Putting the Case for Progressive Apprenticeships

The Department for Economy has put out an important consultation (Apprenticeship Levy consultation) related to how we develop a skilled workforce. It absolutely points in the right direction in proposing a framework for more investment in training through progressive apprenticeships.

This is exactly the sort of thing that we need in Northern Ireland if we are to build solid foundations for the productivity and competitiveness we need as an economy. We have just one, significant, change to propose.
Proposals are that apprenticeships should start at level three and be for at least two years. We support the idea of level three and above – but we have one major amendment to put forward to the Belfast government: we need one-year, level two apprenticeships also.
Reasons for our position include fairness and pragmatism. To exclude level two would be to exclude the overwhelming majority of people in road haulage and logistics – a sector that is vital to the whole economy.
Let’s look at what has been happening elsewhere in the industry. In England, an industry group, supported by the RHA, has designed one-year Trailblazer apprenticeships for lorry driving, traffic office staff and warehouse operatives. The HGV apprenticeship is especially important and attracts substantial government funding.
I declare an RHA interest here. The chairman of the logistics sector Trailblazer group, Colin Snape, has subsequently joined the RHA as deputy policy director. He was a highly innovative HR manager at Nagel Langdons, a large and well-respected logistics operator specialising in temperature-controlled distribution and it was during the development of the apprenticeship and dealing with government that he got to know the RHA.
Colin is now taking on a key role in ensuring the Trailblazer apprenticeship a success, by bringing its benefits alive to hauliers of all sizes in England – not just large fleets but small hauliers, right down to owner-drivers who may want to give a son or daughter a really good start in the business. (He is doing that in addition to his other Policy responsibilities, related to employment and business policy.)
To be clear, we are talking here about transformation in the way that employers in the industry recruit and train new recruits – and in some cases, existing drivers. This is no tinkering at the edges, or marginal adding of value.
The Benefits
What are the gains? For the employer, a greater stake in his employee, a more skilled individual, better able to drive his truck the right way in terms of economy and safety of himself and others, better able to deal with colleagues and customers and better acquainted the rules he has to follow.
For the individual driver, deeper and more thorough training, and the acquisition of skills well beyond the bare minimum needed to get a licence to drive; and the acquisition of transferrable skills that will be of long-term benefit to him, whether he stays in the industry or follows a career path elsewhere. Read the short guide to the lorry driver apprenticeship and these attributes are as clear as the Mourne Mountains on a fine spring morning.
For Northern Ireland’s economy – stitch together what apprenticeships bring firms and individuals and you have a more productive and competitive industry, operating more safely and with a workforce that is more adaptable.
Driver Crisis
There are more prosaic imperatives for apprenticeships. The industry has landed itself with a fast-impending driver crisis due to many years of under-investment in training. We have become heavily dependent on drivers from Eastern Europe who are already starting to drift home as sterling falls in value and their net earnings reduce. Post-Brexit, we are likely to be in an entirely new era in terms of recruitment from abroad.

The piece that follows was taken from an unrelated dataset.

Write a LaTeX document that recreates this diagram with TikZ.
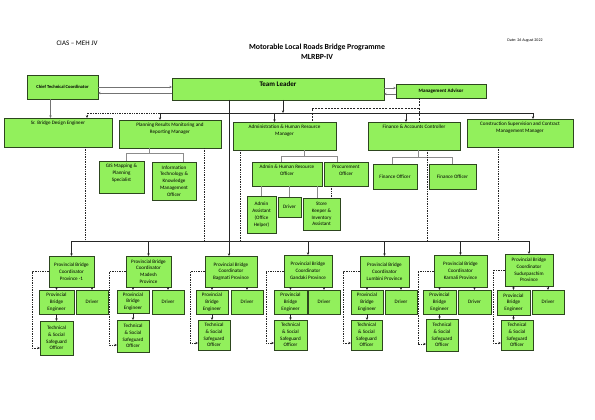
\documentclass[tikz,border=0pt]{standalone}
\usepackage{fontspec}
\setmainfont{Carlito}
\usetikzlibrary{arrows.meta,shadows,calc}
\definecolor{boxgreen}{RGB}{146,240,92}
\definecolor{boxline}{RGB}{45,70,30}
\newcommand\bfnt{\fontsize{5.1}{6.8}\selectfont}
% centred text box: [opts]{name}{x1}{y1}{x2}{y2}{text}
\newcommand\bx[7][]{\node[box,minimum width={(#5)-(#3)},minimum height={(#6)-(#4)},#1] (#2) at ({((#3)+(#5))/2},{((#4)+(#6))/2}) {#7};}
% top-aligned text box
\newcommand\bxt[7][]{\node[box,minimum width={(#5)-(#3)},minimum height={(#6)-(#4)},label={[lbl,anchor=north,yshift=-2.5pt]north:{#7}},#1] (#2) at ({((#3)+(#5))/2},{((#4)+(#6))/2}) {};}
\tikzset{
  box/.style={draw=boxline,line width=0.6pt,fill=boxgreen,font=\bfnt,align=center,inner sep=0.8pt,outer sep=0pt,
    drop shadow={shadow xshift=0.7pt,shadow yshift=-0.7pt,fill=black,opacity=0.35}},
  lbl/.style={font=\bfnt,align=center,inner sep=0.5pt},
  ln/.style={line width=0.8pt,draw=black!85},
  arr/.style={ln,-{Stealth[length=2.6pt,width=2.3pt]}},
  gl/.style={line width=0.5pt,draw=black!45},
  garr/.style={line width=0.5pt,draw=black!55,-{Stealth[length=2.6pt,width=2.3pt]}},
  dln/.style={line width=0.7pt,draw=black!85,densely dotted},
  darr/.style={dln,-{Stealth[length=2.6pt,width=2.3pt]}},
  dsh/.style={line width=0.7pt,draw=black!85,dash pattern=on 2pt off 1.2pt}
}
\begin{document}
\begin{tikzpicture}[x=1pt,y=-1pt]
\fill[white] (0,0) rectangle (595,420);
\useasboundingbox (0,0) rectangle (595,420);

% header texts
\node[font=\fontsize{7}{8}\selectfont] (cias) at (77,43) {CIAS – MEH JV};
\node[font=\bfseries\fontsize{7.8}{10}\selectfont,align=center] (title) at (317,52) {Motorable Local Roads Bridge Programme\\MLRBP-IV};
\node[font=\fontsize{4}{5}\selectfont] (date) at (525,40) {Date: 26 August 2022};

% top level
\bx[font=\bfseries\fontsize{4.6}{5}\selectfont]{ctc}{27}{75}{98}{99}{Chief Technical Coordinator}
\node[box,minimum width=212,minimum height=22,label={[lbl,font=\bfseries\fontsize{7}{8}\selectfont,anchor=north,yshift=-2.5pt]north:{Team Leader}}] (tl) at (278,89) {};
\bx[font=\bfseries\fontsize{5}{6}\selectfont]{ma}{396}{84}{486}{98}{Management Advisor}

% level 2
\bxt{sbde}{4}{118}{112}{147}{Sr. Bridge Design Engineer}
\bxt{prm}{119}{120}{221}{148}{Planning Results Monitoring and\\Reporting Manager}
\bxt{ahrm}{233}{122}{336}{150}{Administration \& Human Resource\\Manager}
\bxt{fac}{368}{122}{460}{150}{Finance \& Accounts Controller}
\bxt{cscm}{467}{119}{573}{147}{Construction Supervision and Contract\\Management Manager}

% level 3
\bxt{gis}{99}{161}{144}{193}{GIS Mapping \&\\Planning\\Specialist}
\bx{it}{152}{162}{196}{200}{Information\\Technology \&\\Knowledge\\Management\\Officer}
\bxt{ahro}{252}{162}{322}{186}{Admin \& Human Resource\\Officer}
\bxt{po}{324}{162}{368}{186}{Procurement\\Officer}
\bx{aa}{247}{196}{276}{233}{Admin\\Assistant\\(Office\\Helper)}
\bx{drv0}{278}{197}{301}{217}{Driver}
\bx{sk}{303}{198}{340}{230}{Store\\Keeper \&\\Inventory\\Assistant}
\bx{fo1}{373}{164}{417}{189}{Finance Officer}
\bx{fo2}{429}{164}{476}{189}{Finance Officer}

% provincial groups
\bx{pbc1}{49}{256}{94}{287}{Provincial Bridge\\Coordinator\\Province -1}
\bx{pbe1}{39}{290}{74}{314}{Provincial\\Bridge\\Engineer}
\bx{drv1}{76}{290}{108}{314}{Driver}
\bx{ts1}{40}{321}{73}{355}{Technical\\\& Social\\Safeguard\\Officer}

\bx{pbc2}{126}{256}{171}{287}{Provincial Bridge\\Coordinator\\Madesh\\Province}
\bx{pbe2}{117}{290}{149}{313}{Provincial\\Bridge\\Engineer}
\bx{drv2}{152}{290}{184}{314}{Driver}
\bx{ts2}{117}{320}{149}{352}{Technical\\\& Social\\Safeguard\\Officer}

\bx{pbc3}{205}{256}{257}{287}{Provincial Bridge\\Coordinator\\Bagmati Province}
\bx{pbe3}{196}{290}{228}{314}{Provincial\\Bridge\\Engineer}
\bx{drv3}{231}{290}{263}{314}{Driver}
\bx{ts3}{198}{320}{230}{350}{Technical\\\& Social\\Safeguard\\Officer}

\bx{pbc4}{284}{255}{332}{287}{Provincial Bridge\\Coordinator\\Gandaki Province}
\bx{pbe4}{274}{290}{307}{314}{Provincial\\Bridge\\Engineer}
\bx{drv4}{308}{290}{340}{314}{Driver}
\bx{ts4}{274}{320}{307}{350}{Technical\\\& Social\\Safeguard\\Officer}

\bx{pbc5}{360}{256}{409}{287}{Provincial Bridge\\Coordinator\\Lumbini Province}
\bx{pbe5}{351}{290}{383}{314}{Provincial\\Bridge\\Engineer}
\bx{drv5}{385}{290}{417}{314}{Driver}
\bx{ts5}{351}{320}{382}{350}{Technical\\\& Social\\Safeguard\\Officer}

\bx{pbc6}{434}{255}{487}{287}{Provincial Bridge\\Coordinator\\Karnali Province}
\bx{pbe6}{423}{290}{456}{314}{Provincial\\Bridge\\Engineer}
\bx{drv6}{458}{290}{491}{314}{Driver}
\bx{ts6}{426}{319}{458}{351}{Technical\\\& Social\\Safeguard\\Officer}

\bx{pbc7}{505}{254}{553}{286}{Provincial Bridge\\Coordinator\\Sudurpaschim\\Province}
\bx{pbe7}{497}{290}{530}{315}{Provincial\\Bridge\\Engineer}
\bx{drv7}{532}{290}{564}{314}{Driver}
\bx{ts7}{501}{320}{533}{350}{Technical\\\& Social\\Safeguard\\Officer}

% CTC <-> TL, TL <-> MA
\draw[garr] (ctc.east) -- (ctc.east -| tl.west);
\draw[garr] ($(ctc.east -| tl.west)+(0,6)$) -- ($(ctc.east)+(0,6)$);
\draw[garr] ($(ma.west -| tl.east)+(0,-3)$) -- ($(ma.west)+(0,-3)$);
\draw[garr] ($(ma.west)+(0,3)$) -- ($(ma.west -| tl.east)+(0,3)$);
\coordinate (c1) at ($(ctc.south)+(-12,0)$);
\draw[garr] (c1) -- (c1 |- sbde.north);

% main distribution line
\coordinate (tlA) at ($(tl.south west)+(57,0)$);
\coordinate (tlB) at ($(tl.south west)+(111,0)$);
\coordinate (mL) at (87,113);
\coordinate (mS) at (160,113);
\coordinate (mR) at (533,113);
\draw[arr] (tlB) -- (tlB |- mS);
\draw[ln] (mS) -- (mR);
\draw[dln] (mS) -- (mL);
\draw[darr] (mL) -- (mL |- sbde.north);
\draw[arr] (mS) -- (mS |- prm.north);
\coordinate (a1) at ($(ahrm.north)+(-10,0)$);
\draw[arr] (a1 |- mS) -- (a1);
\coordinate (f1) at ($(fac.north)+(-8,0)$);
\draw[arr] (f1 |- mS) -- (f1);
\draw[arr] (mR) -- (mR |- cscm.north);

% Management Advisor dashed links
\coordinate (md) at ($(ma.south)+(-22,0)$);
\coordinate (mdb) at ($(md)+(0,10)$);
\coordinate (mdl) at ($(ahrm.north)+(27.5,0)$);
\draw[dsh] (md) -- (mdb) -- (mdb -| mdl) -- (mdl);
\draw[dsh] (mdb) -- (mdb |- fac.north);

% sub-units
\coordinate (p0) at ($(prm.south)+(-21,0)$);
\coordinate (p1) at ($(p0)+(0,5)$);
\coordinate (g0) at ($(gis.north)+(4.5,0)$);
\coordinate (i0) at ($(it.north)+(9,0)$);
\draw[gl] (p0) -- (p1);
\draw[gl] (g0) |- (p1 -| i0) -- (i0);

\coordinate (h0) at ($(ahrm.south)+(19.5,0)$);
\coordinate (h1) at ($(h0)+(0,6)$);
\coordinate (o0) at ($(ahro.north)+(-6,0)$);
\coordinate (q0) at ($(po.north)+(-9,0)$);
\draw[gl] (h0) -- (h1);
\draw[gl] (o0) |- (h1 -| q0) -- (q0);
\draw[gl] (aa.north |- ahro.south) -- (aa.north);
\draw[gl] (drv0.north |- ahro.south) -- (drv0.north);
\coordinate (s0) at ($(sk.north)+(-4.5,0)$);
\draw[gl] (s0 |- ahro.south) -- (s0);
\coordinate (s1) at ($(sk.north)+(10,0)$);
\draw[dln] (s1 |- po.south) -- (s1);

\coordinate (k0) at ($(fac.south)+(4,0)$);
\coordinate (k1) at ($(k0)+(0,7)$);
\coordinate (fo1t) at ($(fo1.north)+(-3,0)$);
\draw[gl] (k0) -- (k1);
\draw[gl] (fo1t) |- (k1 -| fo2.north) -- (fo2.north);

% dotted links down to the provincial bus
\coordinate (bL) at (71,241);
\foreach \n/\s in {sbde/27,prm/34,ahrm/-44.5,fac/13,cscm/-22}{
  \coordinate (t) at ($(\n.south)+(\s,0)$);
  \draw[dln] (t) -- (t |- bL);
}
% TL straight line down
\draw[arr] (tlA) -- (tlA |- pbc3.north);
% provincial bus
\draw[ln] (pbc1.north |- bL) -- (pbc7.north |- bL);
\foreach \i in {1,2,4,5,6,7}{\draw[arr] (pbc\i.north |- bL) -- (pbc\i.north);}

% provincial groups connectors
\foreach \i in {1,...,7}{
  \draw[arr] (pbc\i.south -| pbe\i.north) -- (pbe\i.north);
  \draw[arr] (pbc\i.south -| drv\i.north) -- (drv\i.north);
  \draw[arr] (pbe\i.south) -- (pbe\i.south |- ts\i.north);
  \draw[darr] (pbc\i.west) -| ($(ts\i.south west)+(-8,-7)$) -- ($(ts\i.south west)+(0,-7)$);
}
\end{tikzpicture}
\end{document}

Firms of all sizes are unlikely to invest in new driver training to the extent that is needed – and certainly are unlikely to make the same investment in quality, without an apprenticeship.
It gets worse.  Without a level two lorry driver apprenticeship, larger haulage firms will end up paying the apprenticeship levy from April 2017 with no prospect of getting it back – unlike their competitors in England and elsewhere in the UK. And SME and smaller firms will be denied the funding they so desperately need.
The Department for Economy is definitely on the right track overall – but the road haulage industry wants to join them on the journey. That is the message I and my colleagues are putting forward on behalf of RHA members and the industry in Northern Ireland as a whole.